Initially, end-to-end dialogue learning was applied to an open-domain conversational(chit-chat) system with promising results. However task-oriented systems present additional challenges. The system not only has to correctly identify the user’s intent and find a response, but it also has to ask a series of questions based on the intent to elaborate or clarify the user’s request, then issues one or more queries to database or APIs to obtain the required information to present to the user.  Another challenge is the dataset to be trained on. While generic dialogue systems can draw datasets from a wide range of open domain corpora to train the system, fewer datasets are available for task-oriented systems and often are proprietary and not publicly available. Even with corpora available, it is necessary to distinguish between generic features that can be learned and those features that are only applicable in a particular domain.
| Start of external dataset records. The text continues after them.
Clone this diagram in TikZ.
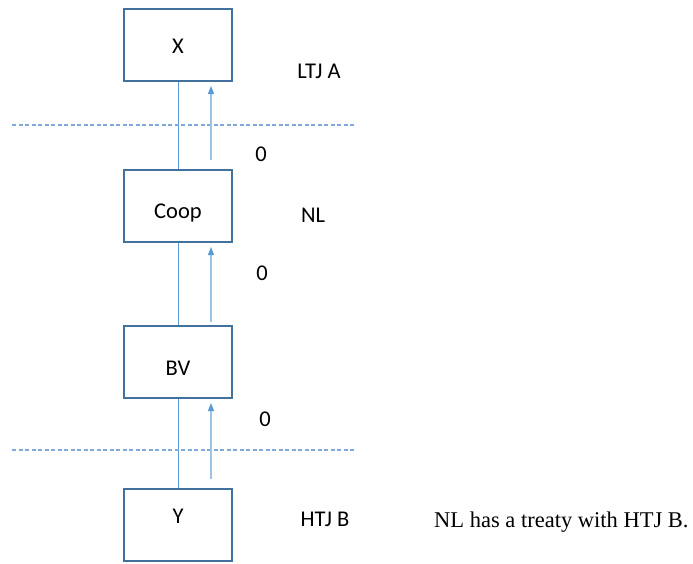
\documentclass[tikz,border=0pt]{standalone}
\usepackage{fontspec}
\setmainfont{Carlito}
\newfontfamily\notefont{Liberation Serif}
\usetikzlibrary{arrows.meta}
\definecolor{boxline}{HTML}{41719C}
\definecolor{linkline}{HTML}{5B9BD5}
\definecolor{flowline}{HTML}{9DC3E6}
\definecolor{sepline}{HTML}{7FAADB}
\tikzset{
  entity/.style={draw=boxline, line width=1.2pt, minimum width=108pt, minimum height=72pt, inner sep=0pt},
  lbl/.style={anchor=base, inner sep=0pt, font=\fontsize{22.5}{26}\selectfont},
  link/.style={draw=linkline, line width=1pt},
  flow/.style={draw=flowline, line width=1.2pt, -{Triangle[length=8pt,width=6pt,fill=linkline,color=linkline]}},
  sep/.style={draw=sepline, line width=1.1pt, dash pattern=on 4pt off 2.5pt}
}
\begin{document}
\begin{tikzpicture}[x=1pt,y=-1pt]
\useasboundingbox (0,0) rectangle (693,563);

% entities
\node[entity] (X)    at (178,45)  {};
\node[entity] (Coop) at (178,206) {};
\node[entity] (BV)   at (178,362) {};
\node[entity] (Y)    at (178,525) {};

\node[lbl] (tX)    at (178,53)  {X};
\node[lbl] (tCoop) at (178,218) {Coop};
\node[lbl] (tBV)   at (178,375) {BV};
\node[lbl] (tY)    at (178,523) {Y};

% ownership links
\draw[link] (X.south) -- (Coop.north);
\draw[link] (Coop.south) -- (BV.north);
\draw[link] (BV.south) -- (Y.north);

% jurisdiction separators
\coordinate (s1a) at (12,125);  \coordinate (s1b) at (355,125);
\coordinate (s2a) at (12,450);  \coordinate (s2b) at (355,450);
\draw[sep] (s1a) -- (s1b);
\draw[sep] (s2a) -- (s2b);

% payment flows
\coordinate (f1a) at (211,160); \coordinate (f1b) at (211,86);
\coordinate (f2a) at (211,322); \coordinate (f2b) at (211,247);
\coordinate (f3a) at (211,479); \coordinate (f3b) at (211,403);
\draw[flow] (f1a) -- (f1b);
\draw[flow] (f2a) -- (f2b);
\draw[flow] (f3a) -- (f3b);

% rates and jurisdictions
\node[lbl] (r1) at (261,161) {0};
\node[lbl] (r2) at (262,280) {0};
\node[lbl] (r3) at (265,426) {0};
\node[lbl] (jA)  at (319,78)  {LTJ A};
\node[lbl] (jNL) at (313,222) {NL};
\node[lbl] (jB)  at (325,526) {HTJ B};

\node[anchor=base west, inner sep=0pt, font=\notefont\fontsize{22.5}{26}\selectfont] (note) at (434,527) {NL has a treaty with HTJ B.};
\end{tikzpicture}
\end{document}
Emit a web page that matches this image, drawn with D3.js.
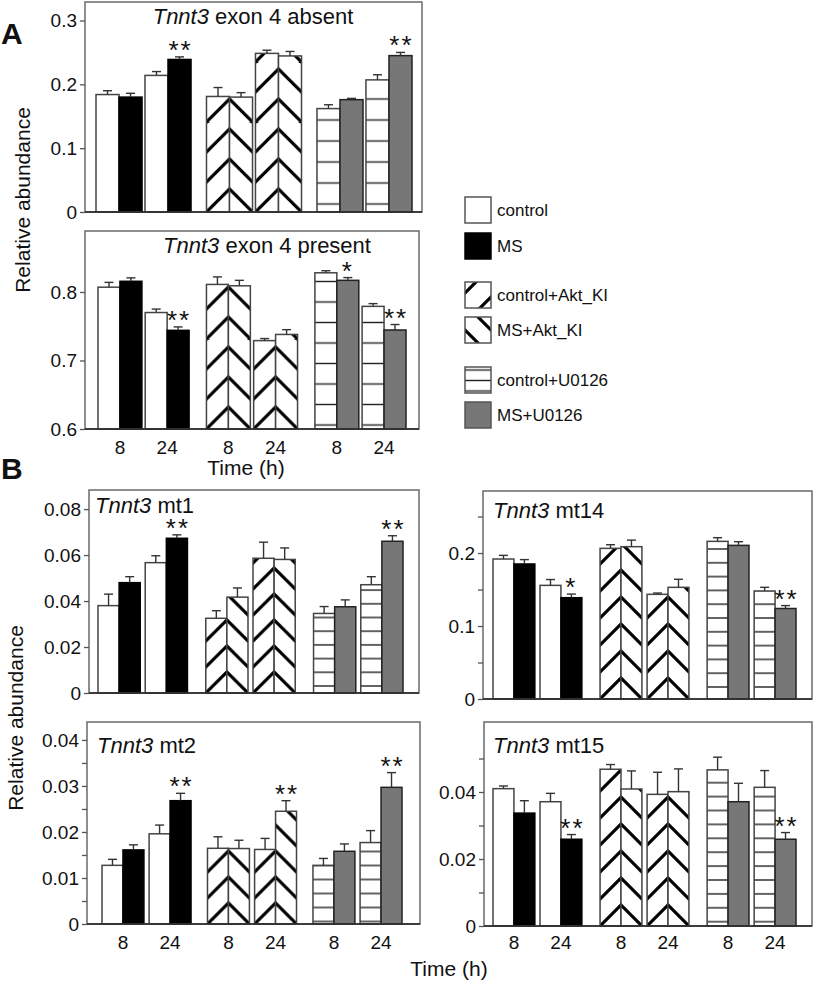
<!DOCTYPE html>
<html><head><meta charset="utf-8">
<script src="https://cdn.jsdelivr.net/npm/d3@7"></script>
<style>
body{margin:0;background:#fff}
svg{display:block}
text{font-family:"Liberation Sans",Arial,Helvetica,sans-serif;fill:#111}
</style>
</head><body>
<svg id="c" width="815" height="990"></svg>
<script>
// ---------------- DATA ----------------
const conditions = ["control", "MS", "control+Akt_KI", "MS+Akt_KI", "control+U0126", "MS+U0126"];
const treatmentGroups = ["vehicle", "Akt_KI", "U0126"];
const timeLabels = ["8", "24"];

// bar order: [group][time][control, MS]
const exon4AbsentValues = [0.184, 0.180, 0.214, 0.239, 0.181, 0.180, 0.2485, 0.2445, 0.162, 0.176, 0.207, 0.245];
const exon4AbsentErrors = [0.006, 0.006, 0.006, 0.004, 0.014, 0.007, 0.005, 0.007, 0.006, 0.002, 0.008, 0.005];
const exon4AbsentSig    = ["", "", "", "**", "", "", "", "", "", "", "", "**"];

const exon4PresentValues = [0.807, 0.8156, 0.770, 0.744, 0.811, 0.809, 0.729, 0.738, 0.828, 0.817, 0.779, 0.7445];
const exon4PresentErrors = [0.007, 0.005, 0.005, 0.005, 0.011, 0.008, 0.003, 0.007, 0.003, 0.004, 0.004, 0.008];
const exon4PresentSig    = ["", "", "", "**", "", "", "", "", "", "*", "", "**"];

const mt1Values = [0.038, 0.048, 0.0567, 0.0673, 0.0325, 0.0417, 0.0586, 0.0581, 0.0346, 0.0375, 0.0471, 0.066];
const mt1Errors = [0.005, 0.0026, 0.003, 0.0015, 0.0033, 0.004, 0.007, 0.005, 0.003, 0.003, 0.0035, 0.0024];
const mt1Sig    = ["", "", "", "**", "", "", "", "", "", "", "", "**"];

const mt14Values = [0.1918, 0.185, 0.1557, 0.1388, 0.2064, 0.2087, 0.1434, 0.153, 0.216, 0.2105, 0.148, 0.124];
const mt14Errors = [0.005, 0.006, 0.008, 0.005, 0.005, 0.009, 0.0018, 0.011, 0.005, 0.005, 0.005, 0.004];
const mt14Sig    = ["", "", "", "*", "", "", "", "", "", "", "", "**"];

const mt2Values = [0.01275, 0.0161, 0.0196, 0.0268, 0.01645, 0.0164, 0.0162, 0.0245, 0.01275, 0.0158, 0.0177, 0.0297];
const mt2Errors = [0.0013, 0.0011, 0.0019, 0.0016, 0.0025, 0.0018, 0.0024, 0.0023, 0.0015, 0.0016, 0.0026, 0.0032];
const mt2Sig    = ["", "", "", "**", "", "", "", "**", "", "", "", "**"];

const mt15Values = [0.041, 0.0337, 0.0371, 0.0259, 0.0468, 0.0409, 0.0393, 0.0401, 0.0466, 0.0371, 0.0414, 0.0259];
const mt15Errors = [0.0008, 0.0037, 0.0025, 0.0014, 0.0014, 0.0054, 0.0066, 0.0068, 0.0038, 0.0055, 0.005, 0.002];
const mt15Sig    = ["", "", "", "**", "", "", "", "", "", "", "", "**"];

const exon4AbsentTicks = [0, 0.1, 0.2, 0.3];
const exon4AbsentTickLabels = ["0", "0.1", "0.2", "0.3"];
const exon4PresentTicks = [0.6, 0.7, 0.8];
const exon4PresentTickLabels = ["0.6", "0.7", "0.8"];
const mt1Ticks = [0, 0.02, 0.04, 0.06, 0.08];
const mt1TickLabels = ["0", "0.02", "0.04", "0.06", "0.08"];
const mt14Ticks = [0, 0.05, 0.1, 0.15, 0.2, 0.25];
const mt14TickLabels = ["0", "", "0.1", "", "0.2", ""];
const mt2Ticks = [0, 0.005, 0.01, 0.015, 0.02, 0.025, 0.03, 0.035, 0.04];
const mt2TickLabels = ["0", "", "0.01", "", "0.02", "", "0.03", "", "0.04"];
const mt15Ticks = [0, 0.01, 0.02, 0.03, 0.04, 0.05];
const mt15TickLabels = ["0", "", "0.02", "", "0.04", ""];

// ---------------- LAYOUT ----------------
const FONT = '"Liberation Sans",Arial,Helvetica,sans-serif';
const panels = [
  {values: exon4AbsentValues, errors: exon4AbsentErrors, sig: exon4AbsentSig, ticks: exon4AbsentTicks, tickLabels: exon4AbsentTickLabels,
   rest: " exon 4 absent", domain: [0, 0.329], frame: {l: 85, r: 422, t: 2, b: 212}, bars: [96, 412], gp: 0.14, pp: 0.06,
   title: {x: 253, y: 24, anchor: "middle"}, xlab: null, diagP: 30, horizP: 21, horizOff: 8},
  {values: exon4PresentValues, errors: exon4PresentErrors, sig: exon4PresentSig, ticks: exon4PresentTicks, tickLabels: exon4PresentTickLabels,
   rest: " exon 4 present", domain: [0.6, 0.889], frame: {l: 85, r: 419, t: 231, b: 429}, bars: [98, 406], gp: 0.16, pp: 0.07,
   title: {x: 267, y: 253, anchor: "middle"}, xlab: 454, diagP: 30, horizP: 20.5, horizOff: 4},
  {values: mt1Values, errors: mt1Errors, sig: mt1Sig, ticks: mt1Ticks, tickLabels: mt1TickLabels,
   rest: " mt1", domain: [0, 0.0883], frame: {l: 89, r: 419, t: 490, b: 693}, bars: [98, 403], gp: 0.17, pp: 0.106,
   title: {x: 95, y: 513, anchor: "start"}, xlab: null, diagP: 26, horizP: 13.7, horizOff: 7},
  {values: mt14Values, errors: mt14Errors, sig: mt14Sig, ticks: mt14Ticks, tickLabels: mt14TickLabels,
   rest: " mt14", domain: [0, 0.285], frame: {l: 483, r: 812, t: 491, b: 699}, bars: [493, 796], gp: 0.17, pp: 0.11,
   title: {x: 493, y: 518, anchor: "start"}, xlab: null, diagP: 27, horizP: 13.8, horizOff: 12},
  {values: mt2Values, errors: mt2Errors, sig: mt2Sig, ticks: mt2Ticks, tickLabels: mt2TickLabels,
   rest: " mt2", domain: [0, 0.0439], frame: {l: 87, r: 420, t: 722, b: 924}, bars: [102, 402], gp: 0.156, pp: 0.11,
   title: {x: 97, y: 753, anchor: "start"}, xlab: 949, diagP: 26, horizP: 14, horizOff: 2.5},
  {values: mt15Values, errors: mt15Errors, sig: mt15Sig, ticks: mt15Ticks, tickLabels: mt15TickLabels,
   rest: " mt15", domain: [0, 0.0609], frame: {l: 484, r: 812, t: 722, b: 926}, bars: [493, 796], gp: 0.17, pp: 0.11,
   title: {x: 493, y: 753, anchor: "start"}, xlab: 949, diagP: 27, horizP: 13.9, horizOff: 4.3}
];

const styleOf = {
  "control":        {fill: "#fff", stroke: "#444"},
  "MS":             {fill: "#000", stroke: "#000"},
  "control+Akt_KI": {pattern: "fwd", stroke: "#444"},
  "MS+Akt_KI":      {pattern: "back", stroke: "#444"},
  "control+U0126":  {pattern: "horiz", stroke: "#444"},
  "MS+U0126":       {fill: "#777", stroke: "#222"}
};

const svg = d3.select("#c");
const defs = svg.append("defs");
let patCount = 0;
function makePattern(type, x, y, w, period, phase) {
  const id = "pat" + (patCount++);
  const p = defs.append("pattern").attr("id", id).attr("patternUnits", "userSpaceOnUse")
    .attr("x", x).attr("y", y + (phase || 0)).attr("width", w).attr("height", period);
  p.append("rect").attr("width", w).attr("height", period).attr("fill", "#fff");
  if (type === "fwd" || type === "back") {
    const n = Math.ceil(w / period) + 2;
    for (let j = -1; j <= n; j++) {
      const c = j * period;
      const ln = p.append("line").attr("stroke", "#000").attr("stroke-width", 3.2);
      if (type === "fwd") ln.attr("x1", -2).attr("y1", c + 2).attr("x2", w + 2).attr("y2", c - w - 2);
      else ln.attr("x1", -2).attr("y1", c - w - 2).attr("x2", w + 2).attr("y2", c + 2);
    }
  } else {
    p.append("line").attr("x1", 0).attr("x2", w).attr("y1", period / 2).attr("y2", period / 2)
      .attr("stroke", "#222").attr("stroke-width", 1.4);
  }
  return `url(#${id})`;
}

function drawPanel(P) {
  const g = svg.append("g");
  const f = P.frame;
  const y = d3.scaleLinear().domain(P.domain).range([f.b, f.t]);
  const x0 = d3.scaleBand().domain(treatmentGroups).range(P.bars).paddingInner(P.gp).paddingOuter(0);
  const x1 = d3.scaleBand().domain(timeLabels).range([0, x0.bandwidth()]).paddingInner(P.pp).paddingOuter(0);
  const x2 = d3.scaleBand().domain(["control", "treated"]).range([0, x1.bandwidth()]);

  const data = P.values.map((v, i) => {
    const gi = Math.floor(i / 4), ti = Math.floor((i % 4) / 2), k = i % 2;
    return {v, e: P.errors[i], sig: P.sig[i], grp: treatmentGroups[gi], time: timeLabels[ti],
            k: k ? "treated" : "control", cond: conditions[gi * 2 + k]};
  });
  data.forEach(d => {
    d.x = x0(d.grp) + x1(d.time) + x2(d.k);
    d.w = x2.bandwidth();
    const s = styleOf[d.cond];
    if (s.pattern === "horiz") d.fill = makePattern("horiz", d.x, f.b - P.horizOff - P.horizP / 2, d.w, P.horizP, 0);
    else if (s.pattern) d.fill = makePattern(s.pattern, d.x, f.b, d.w, P.diagP, 0);
    else d.fill = s.fill;
    d.stroke = s.stroke;
  });

  g.selectAll("rect.bar").data(data).join("rect").attr("class", "bar")
    .attr("x", d => d.x).attr("width", d => d.w)
    .attr("y", d => y(d.v)).attr("height", d => f.b - y(d.v))
    .attr("fill", d => d.fill).attr("stroke", d => d.stroke).attr("stroke-width", 1.5);

  // error bars (upper only)
  const eb = g.selectAll("g.err").data(data).join("g").attr("class", "err");
  eb.append("line").attr("x1", d => d.x + d.w / 2).attr("x2", d => d.x + d.w / 2)
    .attr("y1", d => y(d.v)).attr("y2", d => y(d.v + d.e)).attr("stroke", "#333").attr("stroke-width", 1.4);
  eb.append("line").attr("x1", d => d.x + d.w / 2 - 4.5).attr("x2", d => d.x + d.w / 2 + 4.5)
    .attr("y1", d => y(d.v + d.e)).attr("y2", d => y(d.v + d.e)).attr("stroke", "#333").attr("stroke-width", 1.4);

  // significance stars
  g.selectAll("text.sig").data(data.filter(d => d.sig)).join("text").attr("class", "sig")
    .attr("x", d => d.x + d.w / 2 + (d.sig.length > 1 ? 1 : 0)).attr("y", d => y(d.v + d.e) + 2)
    .attr("text-anchor", "middle").attr("font-size", 26).attr("letter-spacing", 2)
    .text(d => d.sig);

  // frame
  g.append("rect").attr("x", f.l).attr("y", f.t).attr("width", f.r - f.l).attr("height", f.b - f.t)
    .attr("fill", "none").attr("stroke", "#6a6a6a").attr("stroke-width", 1.5);
  g.append("line").attr("x1", f.l).attr("x2", f.r).attr("y1", f.b).attr("y2", f.b)
    .attr("stroke", "#222").attr("stroke-width", 1.5);

  // y axis
  const ax = g.append("g").attr("transform", `translate(${f.l},0)`)
    .call(d3.axisLeft(y).tickValues(P.ticks).tickSize(5).tickPadding(3)
      .tickFormat((d, i) => P.tickLabels[i]));
  ax.select(".domain").remove();
  ax.selectAll(".tick line").attr("stroke", "#555").attr("stroke-width", 1.3);
  ax.selectAll(".tick text").attr("font-size", 19).attr("font-family", FONT).attr("fill", "#111");

  // x labels
  if (P.xlab) {
    const lab = [];
    treatmentGroups.forEach(gr => timeLabels.forEach(t => lab.push({x: x0(gr) + x1(t) + x1.bandwidth() / 2, t})));
    g.selectAll("text.xl").data(lab).join("text").attr("class", "xl")
      .attr("x", d => d.x).attr("y", P.xlab).attr("text-anchor", "middle").attr("font-size", 19).text(d => d.t);
  }

  // title
  const tt = g.append("text").attr("x", P.title.x).attr("y", P.title.y)
    .attr("text-anchor", P.title.anchor).attr("font-size", 22);
  tt.append("tspan").attr("font-style", "italic").text("Tnnt3");
  tt.append("tspan").text(P.rest);
}

panels.forEach(drawPanel);

// panel letters
svg.append("text").attr("x", 1).attr("y", 44).attr("font-size", 30).attr("font-weight", "bold").text("A");
svg.append("text").attr("x", 1).attr("y", 479).attr("font-size", 30).attr("font-weight", "bold").text("B");

// axis titles
svg.append("text").attr("transform", "translate(30,200) rotate(-90)").attr("text-anchor", "middle")
  .attr("font-size", 21).text("Relative abundance");
svg.append("text").attr("transform", "translate(23,718) rotate(-90)").attr("text-anchor", "middle")
  .attr("font-size", 21).text("Relative abundance");
svg.append("text").attr("x", 246).attr("y", 475).attr("text-anchor", "middle").attr("font-size", 21).text("Time (h)");
svg.append("text").attr("x", 449).attr("y", 976).attr("text-anchor", "middle").attr("font-size", 21).text("Time (h)");

// legend
const legendY = [197, 233, 282, 317, 367, 402];
const lg = svg.append("g");
conditions.forEach((c, i) => {
  const s = styleOf[c];
  const bx = 465, by = legendY[i], bs = 26;
  let fill = s.fill;
  if (s.pattern === "fwd") fill = makePattern("fwd", bx, by + bs, bs, 30, -15);
  if (s.pattern === "back") fill = makePattern("back", bx, by + bs, bs, 26, 13);
  if (s.pattern === "horiz") fill = makePattern("horiz", bx, by + 3 - 5.25, bs, 10.5, 0);
  lg.append("rect").attr("x", bx).attr("y", by).attr("width", bs).attr("height", bs)
    .attr("fill", fill).attr("stroke", s.stroke === "#000" ? "#000" : "#555").attr("stroke-width", 1.5);
  lg.append("text").attr("x", 497).attr("y", by + bs / 2 + 6).attr("font-size", 17).text(c);
});
</script>
</body></html>
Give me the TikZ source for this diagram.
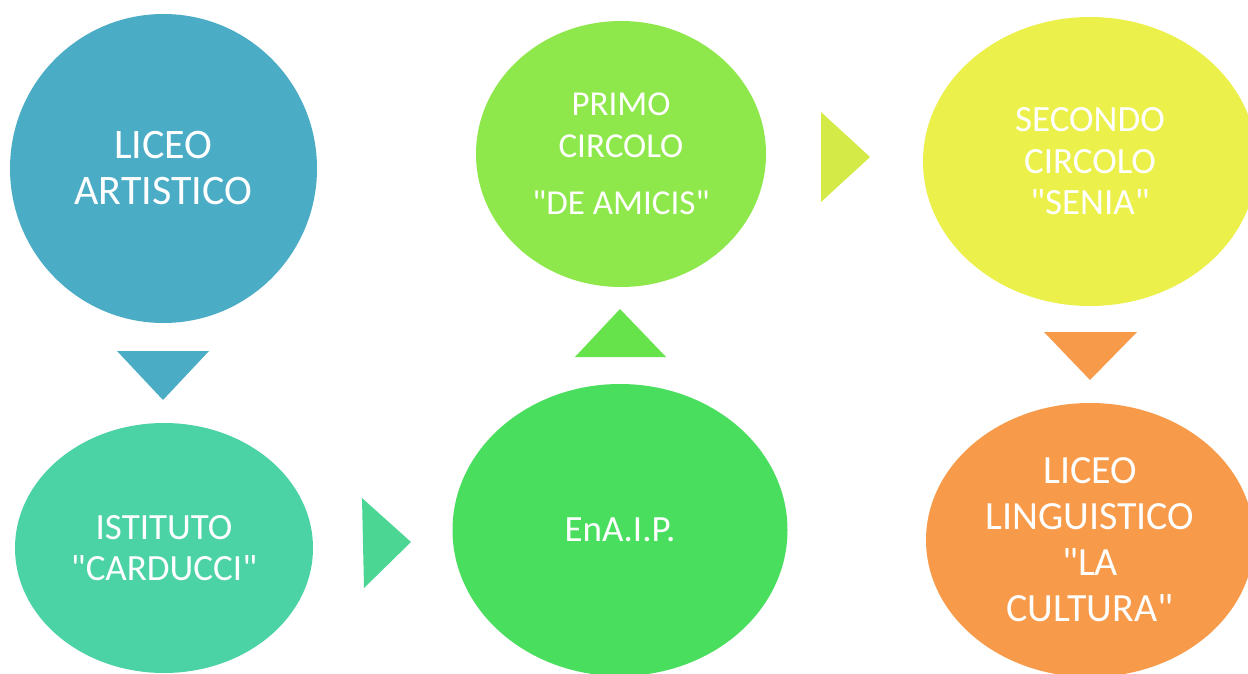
\documentclass[tikz,border=0pt]{standalone}
\usepackage{fontspec}
\setmainfont{Carlito}[Ligatures=TeXOff]
\usetikzlibrary{shapes.geometric}
\definecolor{cblue}{HTML}{4BACC6}
\definecolor{cteal}{HTML}{4BD3A6}
\definecolor{cteala}{HTML}{4BD694}
\definecolor{cgreen}{HTML}{4ADE5E}
\definecolor{cgreena}{HTML}{66E34A}
\definecolor{clime}{HTML}{8FE84B}
\definecolor{climea}{HTML}{D4EA47}
\definecolor{cyellow}{HTML}{ECF04A}
\definecolor{corange}{HTML}{F79A4A}
\begin{document}
\begin{tikzpicture}[x=1pt,y=-1pt,
  bub/.style={ellipse, inner sep=0pt, text=white, align=center}]
\useasboundingbox (0,0) rectangle (1248,674);
\clip (0,0) rectangle (1248,674);
\fill[white] (0,0) rectangle (1248,674);
% bubbles
\node[bub, fill=cblue, minimum width=307pt, minimum height=309pt,
  font=\fontsize{42}{46}\selectfont] (a) at (163.5,168.5) {LICEO\\ARTISTICO};
\node[bub, fill=cteal, minimum width=298pt, minimum height=250pt,
  font=\fontsize{37}{41}\selectfont] (b) at (164,548) {ISTITUTO\\"CARDUCCI"};
\node[bub, fill=cgreen, minimum width=335pt, minimum height=292pt,
  font=\fontsize{37}{41}\selectfont] (c) at (620,530) {EnA.I.P.};
\node[bub, fill=clime, minimum width=290pt, minimum height=266pt,
  font=\fontsize{35}{42}\selectfont] (d) at (621,154) {PRIMO\\CIRCOLO\\[15pt]"DE AMICIS"};
\node[bub, fill=cyellow, minimum width=334pt, minimum height=289pt,
  font=\fontsize{37}{41.5}\selectfont] (e) at (1090,161.5) {SECONDO\\CIRCOLO\\"SENIA"};
\node[bub, fill=corange, minimum width=328pt, minimum height=274pt,
  font=\fontsize{40}{46}\selectfont] (f) at (1090,540) {LICEO\\LINGUISTICO\\"LA\\CULTURA"};
% triangle arrows
\fill[cblue] (117,351) -- (209,351) -- (163,400) -- cycle;
\fill[cteala] (362,498) -- (411,542) -- (364,588) -- cycle;
\fill[cgreena] (575,357) -- (620,309) -- (666,357) -- cycle;
\fill[climea] (821,112) -- (870,157) -- (821,202) -- cycle;
\fill[corange] (1044,332) -- (1137,332) -- (1090,380) -- cycle;
\end{tikzpicture}
\end{document}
There have been several attempts to address task-oriented dialogue systems. Li et al. investigated the interaction of an end-to-end neural dialogue system for movie-ticket booking with a structured database and found out that the system outperformed the baseline rule-based system. 

Wen et al. introduce an end-to-end task-oriented dialogue system consisting of networks for encoding intent, policy decisions, belief tracking, database operations, and generation. The database operator has an explicit representation of database attributes as slot-value pairs. The input here is converted into two internal representations, a distributed representation generated by an intent network, and the belief state, which is a probability representation over slot-value pairs. The slot-value pairs are used for generating the query to the database, and then the policy network uses the search result combined with the intent representation and the belief state to generate a single vector that determines the system’s next action. This vector is used for the response generation to produce a template response that is subsequently completed by inserting the actual values retrieved from the database into the skeleton response. 

 The lack of training data for task-oriented systems using a crowdsourced version of The Wizard of Oz method to generate dialogues for training. The end-to-end task-oriented systems approach is still in its infancy and there are still many issues to be addressed. For example, the system doesn’t address errors in recognition and dealing with subsequent uncertainty in the belief state.

Platforms to develop your chatbots

Several platforms allow you to build your chatbot without worrying about the underlying technologies. 


Microsoft offers a full catalogue of software services that you can use to build your solution. Microsoft offers two Azure Cognitive Services: Language Understanding Intelligent Service for natural language understanding and Bot Framework for dialogue and response. The BotBuilder SDKs are used to implement the business logic into your chatbot. BotBuilder SDKs support languages such as C#, Javascript, Java, and Python. 


Amazon also has multiple software services for building chatbots. The primary service used for building AI assistants is Amazon Lex. It integrates easily with Amazon’s other cloud-based services as well as external interfaces. Amazon Lex bots can be easily published to messaging platforms like Facebook Messenger, Slack, Kik, and Twilio SMS. Lex also provides SDKs for IOS and android app development.


Google through its google cloud platform provides a variety of software services in its catalogue and many prebuilt integration points. Google’s Dialogflow is the primary service that can be used to build conversational AI systems. Several other services are available for building your event Classifiers.


Rasa gives you full control of the software you deploy. The other vendors usually give you control of the classifier by changing training data, but with Rasa, you can customize the entire classification process. Chatbots can be deployed on multiple platforms like FB messenger, Microsoft bot and slack, etc.


IBM offers a platform with easily integrated services. Watson Assistant is IBM’s AI assistant platform, and it is suitable for building chatbots as well as other types of assistants.  Some studies show that Watson has higher benchmark scores than other commercial internet detection services.